Data provided:
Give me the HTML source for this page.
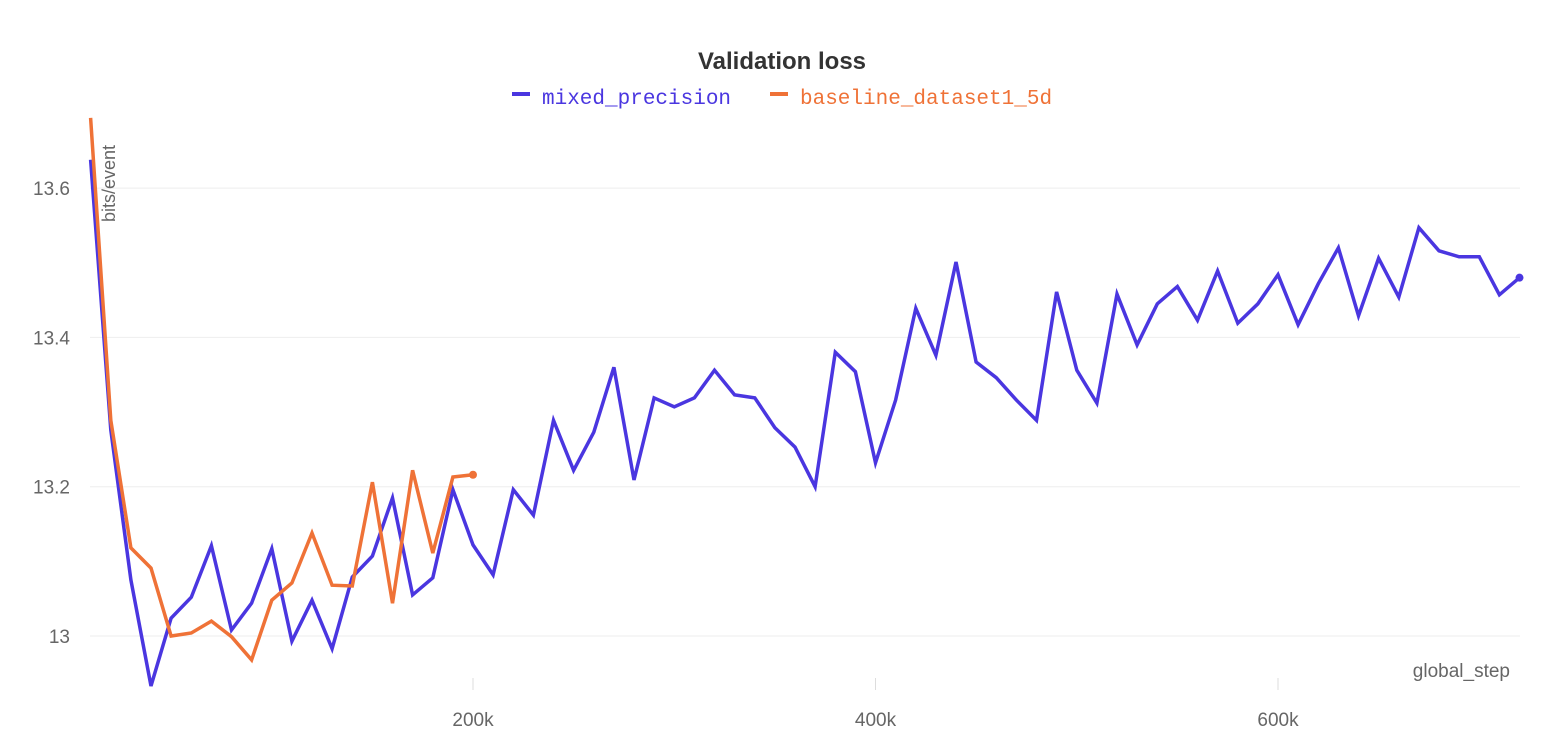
<!DOCTYPE html>
<html><head><meta charset="utf-8"><style>
body{margin:0;background:#fff;width:1568px;height:748px;overflow:hidden;font-family:"Liberation Sans",sans-serif}
</style></head><body>
<svg width="1568" height="748" xmlns="http://www.w3.org/2000/svg">
<text x="782" y="69" text-anchor="middle" font-size="24" font-weight="bold" fill="#333">Validation loss</text>
<g>
<line x1="512" y1="94" x2="530" y2="94" stroke="#4a36e0" stroke-width="4"/>
<text x="542" y="104" font-family="Liberation Mono,monospace" font-size="21" fill="#4a36e0">mixed_precision</text>
<line x1="770" y1="94" x2="788" y2="94" stroke="#ef7237" stroke-width="4"/>
<text x="800" y="104" font-family="Liberation Mono,monospace" font-size="21" fill="#ef7237">baseline_dataset1_5d</text>
</g>
<g id="grid"></g><g id="axes"></g>
<defs><clipPath id="clip"><rect x="80" y="110" width="1460" height="590"/></clipPath></defs>
<g id="series" clip-path="url(#clip)"></g>
<text transform="translate(115,222) rotate(-90)" font-size="18" fill="#666">bits/event</text>
<text x="1510" y="677" text-anchor="end" font-size="19" fill="#666">global_step</text>
</svg>
<script>
const yTicks=[13,13.2,13.4,13.6];
const yTickLabels=["13","13.2","13.4","13.6"];
const xTicks=[200000,400000,600000];
const xTickLabels=["200k","400k","600k"];
const mixedSteps=[];for(let i=1;i<=72;i++)mixedSteps.push(i*10000);
const mixedValues=[13.638,13.276,13.075,12.933,13.024,13.052,13.121,13.008,13.044,13.117,12.993,13.048,12.983,13.079,13.107,13.185,13.055,13.078,13.196,13.122,13.082,13.196,13.162,13.289,13.222,13.273,13.360,13.209,13.319,13.307,13.319,13.356,13.323,13.319,13.279,13.253,13.200,13.380,13.354,13.232,13.316,13.439,13.376,13.501,13.367,13.346,13.316,13.289,13.461,13.356,13.312,13.458,13.390,13.445,13.468,13.423,13.489,13.419,13.445,13.484,13.417,13.472,13.520,13.429,13.506,13.454,13.547,13.516,13.508,13.508,13.457,13.480];
const baseSteps=[];for(let i=1;i<=20;i++)baseSteps.push(i*10000);
const baseValues=[13.694,13.289,13.118,13.091,13.0,13.004,13.020,12.999,12.968,13.048,13.071,13.138,13.068,13.067,13.206,13.044,13.222,13.111,13.213,13.216];
const NS="http://www.w3.org/2000/svg";
const X=v=>70.5+v*402.5/200000;
const Y=v=>636-(v-13)*746.5;
function mk(t,a,p){const e=document.createElementNS(NS,t);for(const k in a)e.setAttribute(k,a[k]);p.appendChild(e);return e;}
const grid=document.getElementById('grid'),axes=document.getElementById('axes'),ser=document.getElementById('series');
yTicks.forEach((v,i)=>{
 const l=mk('line',{x1:90,x2:1520,y1:Y(v),y2:Y(v),stroke:'#eee','stroke-width':1},grid);
 
 
 const t=mk('text',{x:70,y:Y(v)+7,'text-anchor':'end','font-size':19,fill:'#666'},axes);t.textContent=yTickLabels[i];
 
 
});
xTicks.forEach((v,i)=>{
 const l=mk('line',{x1:X(v),x2:X(v),y1:678,y2:690,stroke:'#ddd','stroke-width':1},axes);
 
 
 const t=mk('text',{x:X(v),y:726,'text-anchor':'middle','font-size':19,fill:'#666'},axes);t.textContent=xTickLabels[i];
 
 
});
function line(xs,ys,c,name){
 const d=xs.map((x,i)=>(i?'L':'M')+X(x).toFixed(1)+','+Y(ys[i]).toFixed(1)).join('');
 const p=mk('path',{d:d,fill:'none',stroke:c,'stroke-width':3.5,'stroke-linejoin':'miter'},ser);
 
 
 const n=xs.length-1;
 const c2=mk('circle',{cx:X(xs[n]),cy:Y(ys[n]),r:4,fill:c},ser);
 
 
}
line(mixedSteps,mixedValues,'#4a36e0','mixed-precision');
line(baseSteps,baseValues,'#ef7237','baseline');
</script>
</body></html>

Set problem: Pictures excluded, quote all the data above exactly.

Answer to the problem:
Give me the HTML source for this page.
<!DOCTYPE html>
<html><head><meta charset="utf-8"><style>
body{margin:0;background:#fff;width:1568px;height:748px;overflow:hidden;font-family:"Liberation Sans",sans-serif}
</style></head><body>
<svg width="1568" height="748" xmlns="http://www.w3.org/2000/svg">
<text x="782" y="69" text-anchor="middle" font-size="24" font-weight="bold" fill="#333">Validation loss</text>
<g>
<line x1="512" y1="94" x2="530" y2="94" stroke="#4a36e0" stroke-width="4"/>
<text x="542" y="104" font-family="Liberation Mono,monospace" font-size="21" fill="#4a36e0">mixed_precision</text>
<line x1="770" y1="94" x2="788" y2="94" stroke="#ef7237" stroke-width="4"/>
<text x="800" y="104" font-family="Liberation Mono,monospace" font-size="21" fill="#ef7237">baseline_dataset1_5d</text>
</g>
<g id="grid"></g><g id="axes"></g>
<defs><clipPath id="clip"><rect x="80" y="110" width="1460" height="590"/></clipPath></defs>
<g id="series" clip-path="url(#clip)"></g>
<text transform="translate(115,222) rotate(-90)" font-size="18" fill="#666">bits/event</text>
<text x="1510" y="677" text-anchor="end" font-size="19" fill="#666">global_step</text>
</svg>
<script>
const yTicks=[13,13.2,13.4,13.6];
const yTickLabels=["13","13.2","13.4","13.6"];
const xTicks=[200000,400000,600000];
const xTickLabels=["200k","400k","600k"];
const mixedSteps=[];for(let i=1;i<=72;i++)mixedSteps.push(i*10000);
const mixedValues=[13.638,13.276,13.075,12.933,13.024,13.052,13.121,13.008,13.044,13.117,12.993,13.048,12.983,13.079,13.107,13.185,13.055,13.078,13.196,13.122,13.082,13.196,13.162,13.289,13.222,13.273,13.360,13.209,13.319,13.307,13.319,13.356,13.323,13.319,13.279,13.253,13.200,13.380,13.354,13.232,13.316,13.439,13.376,13.501,13.367,13.346,13.316,13.289,13.461,13.356,13.312,13.458,13.390,13.445,13.468,13.423,13.489,13.419,13.445,13.484,13.417,13.472,13.520,13.429,13.506,13.454,13.547,13.516,13.508,13.508,13.457,13.480];
const baseSteps=[];for(let i=1;i<=20;i++)baseSteps.push(i*10000);
const baseValues=[13.694,13.289,13.118,13.091,13.0,13.004,13.020,12.999,12.968,13.048,13.071,13.138,13.068,13.067,13.206,13.044,13.222,13.111,13.213,13.216];
const NS="http://www.w3.org/2000/svg";
const X=v=>70.5+v*402.5/200000;
const Y=v=>636-(v-13)*746.5;
function mk(t,a,p){const e=document.createElementNS(NS,t);for(const k in a)e.setAttribute(k,a[k]);p.appendChild(e);return e;}
const grid=document.getElementById('grid'),axes=document.getElementById('axes'),ser=document.getElementById('series');
yTicks.forEach((v,i)=>{
 const l=mk('line',{x1:90,x2:1520,y1:Y(v),y2:Y(v),stroke:'#eee','stroke-width':1},grid);
 
 
 const t=mk('text',{x:70,y:Y(v)+7,'text-anchor':'end','font-size':19,fill:'#666'},axes);t.textContent=yTickLabels[i];
 
 
});
xTicks.forEach((v,i)=>{
 const l=mk('line',{x1:X(v),x2:X(v),y1:678,y2:690,stroke:'#ddd','stroke-width':1},axes);
 
 
 const t=mk('text',{x:X(v),y:726,'text-anchor':'middle','font-size':19,fill:'#666'},axes);t.textContent=xTickLabels[i];
 
 
});
function line(xs,ys,c,name){
 const d=xs.map((x,i)=>(i?'L':'M')+X(x).toFixed(1)+','+Y(ys[i]).toFixed(1)).join('');
 const p=mk('path',{d:d,fill:'none',stroke:c,'stroke-width':3.5,'stroke-linejoin':'miter'},ser);
 
 
 const n=xs.length-1;
 const c2=mk('circle',{cx:X(xs[n]),cy:Y(ys[n]),r:4,fill:c},ser);
 
 
}
line(mixedSteps,mixedValues,'#4a36e0','mixed-precision');
line(baseSteps,baseValues,'#ef7237','baseline');
</script>
</body></html>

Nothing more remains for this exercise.